Pleine d’énergie à 25 ans, Diane St-Jean déplore la censure à laquelle le gospel est soumis au petit écran. «Les réseaux de télévision nous empêchent de chanter réellement ce qu’on chante le dimanche dans nos églises, dénonce l’étudiante en enseignement secondaire à l’Université de Montréal (UdM). Il ne faut pas trop dire Jésus à la télévision. Les Québécois ont carrément un blocage par rapport à la religion.»
God Spell
Le gospel, ou évangile en français, est né aux États-Unis à la suite de la libération des esclaves noirs. Les travailleurs de champs de coton du Sud chantaient alors du negro spiritual pour supporter leurs labeurs. Cette musique religieuse servait aussi de mot de passe pour planifier des évasions. Mais après la Proclamation d’émancipation de Lincoln en 1862, les Noirs d’Amérique ont été libérés et ont obtenu leur propre église. De fil en aiguille, la musique negro, qui existe encore, a laissé place au gospel, des chants d’évangiles qui louangent Dieu et Jésus-Christ. «Malgré toutes les souffrances que les Noirs ont vécues, le gospel est une musique qui fait danser et qui fait bouger, s’étonne Jean Olivier, directeur général et artistique des Rendez-vous Gospel. C’est une musique qui vient nous chercher dans les tripes.»

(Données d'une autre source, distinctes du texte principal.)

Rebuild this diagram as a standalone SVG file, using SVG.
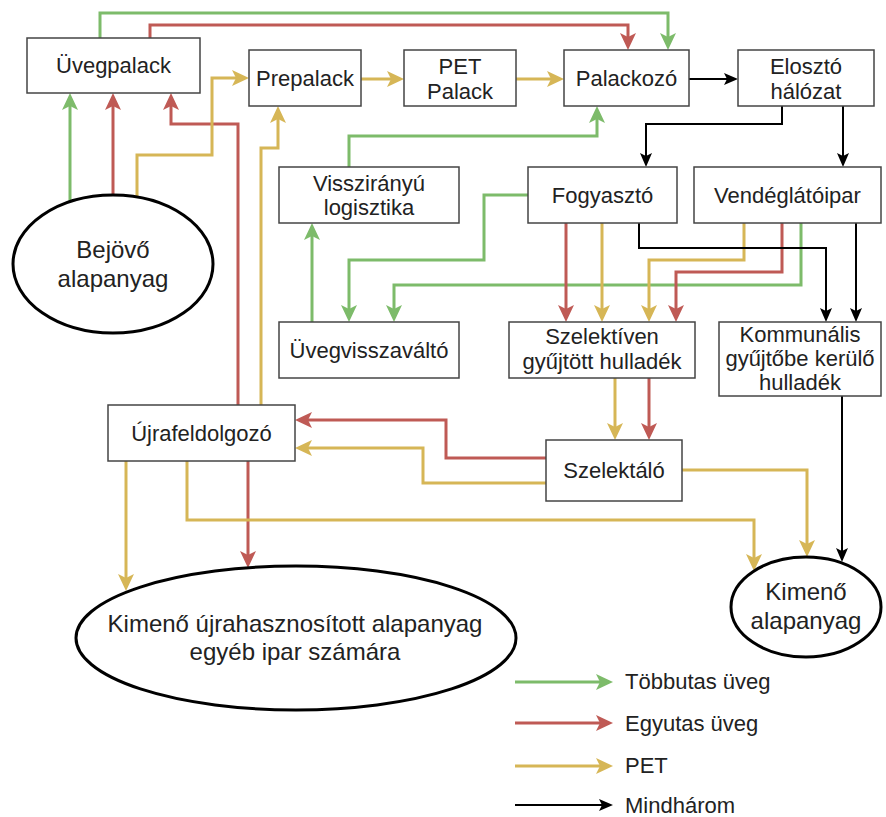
<svg xmlns="http://www.w3.org/2000/svg" width="886" height="817" viewBox="0 0 886 817">
<style>
.box{fill:#fff;stroke:#444;stroke-width:1.5}
.ell{fill:#fff;stroke:#000;stroke-width:3}
text{font-family:"Liberation Sans",Arial,sans-serif;fill:#222;text-anchor:middle}
.t{font-size:22px}
.te{font-size:24px}
.lg{font-size:22px;text-anchor:start}
.c{fill:none;stroke-linejoin:miter}
.g{stroke:#7dbb6a;stroke-width:3;marker-end:url(#ag)}
.r{stroke:#bf5a55;stroke-width:3;marker-end:url(#ar)}
.y{stroke:#d6b656;stroke-width:3;marker-end:url(#ay)}
.k{stroke:#000;stroke-width:2;marker-end:url(#ak)}
</style>
<defs>
<marker id="ag" markerUnits="userSpaceOnUse" markerWidth="17" markerHeight="16" refX="13" refY="8" orient="auto"><path d="M0,0 L17,8 L0,16 L4,8 Z" fill="#7dbb6a"/></marker>
<marker id="ar" markerUnits="userSpaceOnUse" markerWidth="17" markerHeight="16" refX="13" refY="8" orient="auto"><path d="M0,0 L17,8 L0,16 L4,8 Z" fill="#bf5a55"/></marker>
<marker id="ay" markerUnits="userSpaceOnUse" markerWidth="17" markerHeight="16" refX="13" refY="8" orient="auto"><path d="M0,0 L17,8 L0,16 L4,8 Z" fill="#d6b656"/></marker>
<marker id="ak" markerUnits="userSpaceOnUse" markerWidth="14" markerHeight="12" refX="11" refY="6" orient="auto"><path d="M0,0 L14,6 L0,12 L3,6 Z" fill="#000"/></marker>
</defs>

<g id="connectors" class="c">
<path class="c g" d="M70,202 V97"/>
<path class="c g" d="M100,38 V13 H668 V46"/>
<path class="c g" d="M349,167 V136 H597 V110"/>
<path class="c g" d="M312,322 V227"/>
<path class="c g" d="M528,195 H484 V260 H349 V318"/>
<path class="c g" d="M801,223 V285 H394 V318"/>

<path class="c r" d="M113,195 V97"/>
<path class="c r" d="M150,38 V25 H628 V46"/>
<path class="c r" d="M238,405 V124 H171 V97"/>
<path class="c r" d="M248,461 V564"/>
<path class="c r" d="M566,223 V318"/>
<path class="c r" d="M782,223 V272 H676 V318"/>
<path class="c r" d="M649,378 V436"/>
<path class="c r" d="M546,458 H446 V420 H299"/>

<path class="c y" d="M137,197 V155 H212 V78 H245"/>
<path class="c y" d="M361,79 H400"/>
<path class="c y" d="M516,79 H560"/>
<path class="c y" d="M261,405 V148 H278 V110"/>
<path class="c y" d="M602,223 V318"/>
<path class="c y" d="M744,223 V260 H649 V318"/>
<path class="c y" d="M615,378 V436"/>
<path class="c y" d="M546,483 H423 V448 H299"/>
<path class="c y" d="M126,461 V587"/>
<path class="c y" d="M187,461 V520 H754 V567"/>
<path class="c y" d="M682,470 H807 V553"/>

<path class="c k" d="M689,79 H735"/>
<path class="c k" d="M782,106 V124 H646 V164"/>
<path class="c k" d="M843,106 V164"/>
<path class="c k" d="M639,223 V248 H826 V319"/>
<path class="c k" d="M856,223 V319"/>
<path class="c k" d="M842,396 V559"/>
</g>

<g id="uvegpalack"><rect class="box" x="27" y="38" width="173" height="55"/><text class="t" x="113.5" y="73">Üvegpalack</text></g>
<g id="prepalack"><rect class="box" x="249" y="50" width="112" height="56"/><text class="t" x="305" y="86">Prepalack</text></g>
<g id="petpalack"><rect class="box" x="404" y="50" width="112" height="56"/><text class="t" x="460" y="74">PET</text><text class="t" x="460" y="99">Palack</text></g>
<g id="palackozo"><rect class="box" x="564" y="50" width="125" height="56"/><text class="t" x="626.5" y="86">Palackozó</text></g>
<g id="eloszto"><rect class="box" x="738" y="50" width="136" height="56"/><text class="t" x="806" y="74">Elosztó</text><text class="t" x="806" y="99">hálózat</text></g>
<g id="visszianyu"><rect class="box" x="279" y="167" width="180" height="56"/><text class="t" x="369" y="191">Visszirányú</text><text class="t" x="369" y="215">logisztika</text></g>
<g id="fogyaszto"><rect class="box" x="528" y="167" width="149" height="56"/><text class="t" x="602.5" y="203">Fogyasztó</text></g>
<g id="vendeglatoipar"><rect class="box" x="694" y="167" width="187" height="56"/><text class="t" x="787.5" y="203">Vendéglátóipar</text></g>
<g id="uvegvisszavalto"><rect class="box" x="279" y="322" width="180" height="56"/><text class="t" x="369" y="358">Üvegvisszaváltó</text></g>
<g id="szelektiven"><rect class="box" x="509" y="322" width="186" height="56"/><text class="t" x="602" y="344">Szelektíven</text><text class="t" x="602" y="369">gyűjtött hulladék</text></g>
<g id="kommunalis"><rect class="box" x="719" y="322" width="162" height="74"/><text class="t" x="800" y="342">Kommunális</text><text class="t" x="800" y="366">gyűjtőbe kerülő</text><text class="t" x="800" y="390">hulladék</text></g>
<g id="ujrafeldolgozo"><rect class="box" x="108" y="405" width="187" height="56"/><text class="t" x="201.5" y="441">Újrafeldolgozó</text></g>
<g id="szelektalo"><rect class="box" x="546" y="440" width="136" height="61"/><text class="t" x="614" y="478">Szelektáló</text></g>
<g id="bejovo"><ellipse class="ell" cx="113" cy="264" rx="100" ry="69"/><text class="te" x="113" y="258">Bejövő</text><text class="te" x="113" y="287">alapanyag</text></g>
<g id="kimeno-ujra"><ellipse class="ell" cx="296" cy="638" rx="220" ry="72"/><text class="te" x="295" y="632">Kimenő újrahasznosított alapanyag</text><text class="te" x="295" y="660">egyéb ipar számára</text></g>
<g id="kimeno-alap"><ellipse class="ell" cx="806" cy="607" rx="75" ry="50"/><text class="te" x="806" y="600">Kimenő</text><text class="te" x="806" y="629">alapanyag</text></g>

<g id="legend">
<path class="c g" d="M515,682 H609"/>
<path class="c r" d="M515,723 H609"/>
<path class="c y" d="M515,766 H609"/>
<path class="c k" d="M515,805 H610"/>
<text class="lg" x="625" y="689">Többutas üveg</text>
<text class="lg" x="625" y="731">Egyutas üveg</text>
<text class="lg" x="625" y="773">PET</text>
<text class="lg" x="625" y="813">Mindhárom</text>
</g>
</svg>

Carol Bernard, directrice de deux chorales gospels de Montréal, le Jireh Gospel Choir et le Rivers Edge Gospel Choir, est du même avis. «Les gens aiment le gospel parce que ça reflète les douleurs de la vie. Mais parce que c’est aussi un message de joie et d’espoir.» La passionnée de gospel affirme que cette musique a changé sa vie. «En 1998, j’étais cadre et je gagnais 80 000$ par année. Maintenant, je dirige des chorales et je ne gagne pas beaucoup. Mais c’est ma passion. J’ai la conviction que Dieu m’a donné quelque chose que je peux partager avec les gens.» La fervente chrétienne et détentrice d’un baccalauréat en jazz à l’UdM semble sereine. «Avec le gospel, je peux exprimer ce qui réside en moi, explique-t-elle. Quand je chante, c’est toute mon âme qui chante. C’est aussi une louange à Dieu.»
Black or White
Les concerts gospel qui fusionnent messes et prestations musicales sont encore nombreux à Montréal. À l’instar du public des Rendez-vous Gospel, à majorité composée de Blancs de tout âge, le gospel se démocratise de plus en plus. Jean Olivier s’est donné comme mission de faire découvrir le gospel et son histoire aux habitants du quartier Centre-Sud. L’homme de 45 ans, un des rares Blancs de Montréal à se consacrer à la diffusion du gospel, estime que des Québécois de toutes origines ont adopté cette musique autrefois réservée aux Noirs. «C’est un courant musical qui demeure très peu connu, convient-il. Mais les Québécois s’y intéressent de plus en plus depuis trois ans.»
Sylvain Lalonde en est l’exemple parfait. Mince et paisible, l’homme de 52 ans est choriste depuis quelques années dans une des plus importantes chorales au pays, la Montreal Jubilation Gospel Choir. Fondée par Trevor W. Payne il y a presque trente ans, la chorale a déjà chanté devant Nelson Mandela et la reine Élizabeth II.
Les yeux brillants, le camionneur de métier raconte à quel point son rêve de faire partie d’une chorale gospel était improbable. «Jamais je n’aurais cru chanter un jour du gospel, s’exclame-t-il, encore étonné. Je n’étais pas noir. Je pensais fausser. Je ne savais pas lire la musique et je ne parlais pas anglais.»
Sylvain Lalonde explique que c’est le rythme de cette musique qui l’a d’abord attiré. Mais le rigoureux choriste, qui chante tant en anglais qu’en wolof, un dialecte sénégalais, affirme sans gêne à quel point le message qu’il chante le touche. «Ça me rapproche un peu de plus de la spiritualité. Pas de la religion, de la spiritualité. C’est vraiment une musique qui me réjouit.» Le passionné de gospel explique comment il a réellement compris l’essence de cette musique, il y a quelques mois. «Durant une répétition, on a chanté Go Tell It on the Mountain. Le guitariste a commencé à improviser, le pianiste a suivi, puis tout le monde s’est levé en chantant et en dansant. C’était magnifique. Je me suis senti noir pendant trois minutes.»